South Jutlandic - History

History

Historically, the Danish language had a much larger extension in South Slesvig than today. South Jutlandic was spoken down to the Danevirke wall south of Schleswig town, close to the Viking town of Hedeby, and to Eckernförde on the east coast. South of this was a sparsely inhabited area which after the Viking age became populated with Saxon settlers whose language is now better known as Low German. The western islands and the west coast were settled by Frisians. A little further inland Frisians and Danes were mixed.

With the reformation in the 16th century the national language was installed in church instead of Latin. In Slesvig this meant not the language of the peasantry, but that of the dukes and gentry, being first Low German and later High German. German was the language of administration in all of Slesvig. In Northern Slesvig, however, priests were educated at the chapter of Haderslev and Danish was spoken in church. The church language border was very similar to the present-day Danish-German border which was created by plebiscite in 1920.

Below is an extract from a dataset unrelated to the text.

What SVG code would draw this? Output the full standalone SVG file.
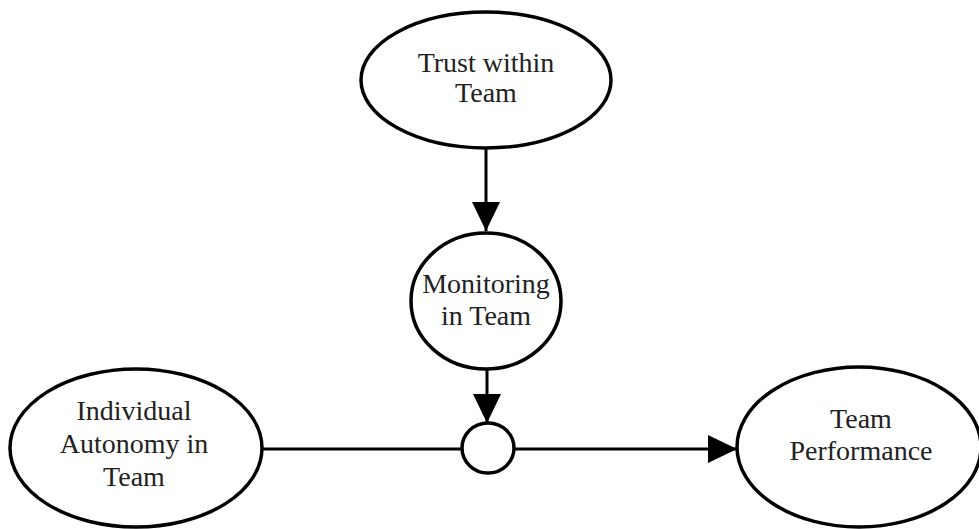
<svg xmlns="http://www.w3.org/2000/svg" width="979" height="529" viewBox="0 0 979 529">
<style>
.node{fill:#fff;stroke:#000;stroke-width:3.5}
.lbl{font-family:"Liberation Serif","DejaVu Serif",serif;font-size:28px;fill:#222;text-anchor:middle}
.edge{stroke:#000;stroke-width:3;fill:none}
</style>
<defs>
<marker id="arr" markerUnits="userSpaceOnUse" markerWidth="30" markerHeight="30" refX="29" refY="14" orient="auto">
<path d="M0,0 L29,14 L0,28 Z" fill="#000"/>
</marker>
</defs>
<rect width="979" height="529" fill="#fff"/>
<g id="connectors">
<line class="edge" x1="486" y1="148" x2="486" y2="231" marker-end="url(#arr)"/>
<line class="edge" x1="487" y1="369" x2="487" y2="423" marker-end="url(#arr)"/>
<line class="edge" x1="262" y1="449" x2="462" y2="449"/>
<line class="edge" x1="514" y1="449" x2="737" y2="449" marker-end="url(#arr)"/>
</g>
<g id="trust">
<ellipse class="node" cx="486" cy="80" rx="125" ry="68"/>
<text class="lbl" x="486" y="72">Trust within</text>
<text class="lbl" x="486" y="102">Team</text>
</g>
<g id="monitoring">
<ellipse class="node" cx="486" cy="301" rx="75" ry="68"/>
<text class="lbl" x="486" y="293">Monitoring</text>
<text class="lbl" x="486" y="325">in Team</text>
</g>
<g id="moderator">
<ellipse class="node" cx="488" cy="448" rx="26" ry="25"/>
</g>
<g id="autonomy">
<ellipse class="node" cx="136" cy="448" rx="126" ry="79"/>
<text class="lbl" x="134" y="420">Individual</text>
<text class="lbl" x="134" y="453">Autonomy in</text>
<text class="lbl" x="134" y="486">Team</text>
</g>
<g id="performance">
<ellipse class="node" cx="859" cy="447" rx="122" ry="80"/>
<text class="lbl" x="861" y="428">Team</text>
<text class="lbl" x="861" y="460">Performance</text>
</g>
</svg>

During the 17th and 18th century the population in the area south of the Schlei (Sli) inlet switched to Low German, few details being known about their former South Jutlandic dialect. The people of Angeln (Danish Angel), the countryside between Flensburg and the Schlei, kept to their South Jutlandic dialect for a longer time, but often had some knowledge of Low German as well.

The Angel dialect became extinct around 1900. A few records of it exist, showing it was similar to the South Jutlandic of the Sønderborg area in North Slesvig, across the Flensborg Fjord. The Low German dialect of Angel still has a great deal of Danish words and grammatical influence which makes it difficult to understand for other Low German speakers.

During the 19th century the South Jutlandic dialect had a status inferior to Low German, and parents started to encourage their children to speak Low German, so they would be better prepared for school (where education was in High German). Some scholars assume that centuries with German spoken in church made people identify with the German nationality, even if they still spoke a Danish vernacular at home.

The Danish government, for political reasons, wished to halt this language shift from Danish to German. After the First War of Schleswig, in 1851, the government issued language rescripts ordering that the school language should be Danish in those areas where the peasantry spoke Danish and even in an area stretching further south, into the Low German speaking area. Church language would alternate between Danish and German. Standard Danish had never been widely used in South Slesvig even where the populace spoke a Danish dialect. The dominant official language was German, and the measures of the government had quite the adverse effect, reinforcing anti-Danish sentiment. A pattern emerged, the poorest in rural areas sticking to South Jutlandic, the wealthier peasants speaking Low German as the lingua franca, and educated townsmen speaking High German.

An interesting variety of South Jutlandic was spoken until the 1940s in an area west of Schleswig town, 40 km south of the present border. Called Fjoldedansk after the village Fjolde (German: Viöl) or sydslesvigsk (southern Schleswigian), the dialect had many archaic features otherwise lost in Danish, such as verbs fully inflected in person and number. The village was isolated between surrounding moorland, creating a language-island, similar to the case of the Saterland Frisian language.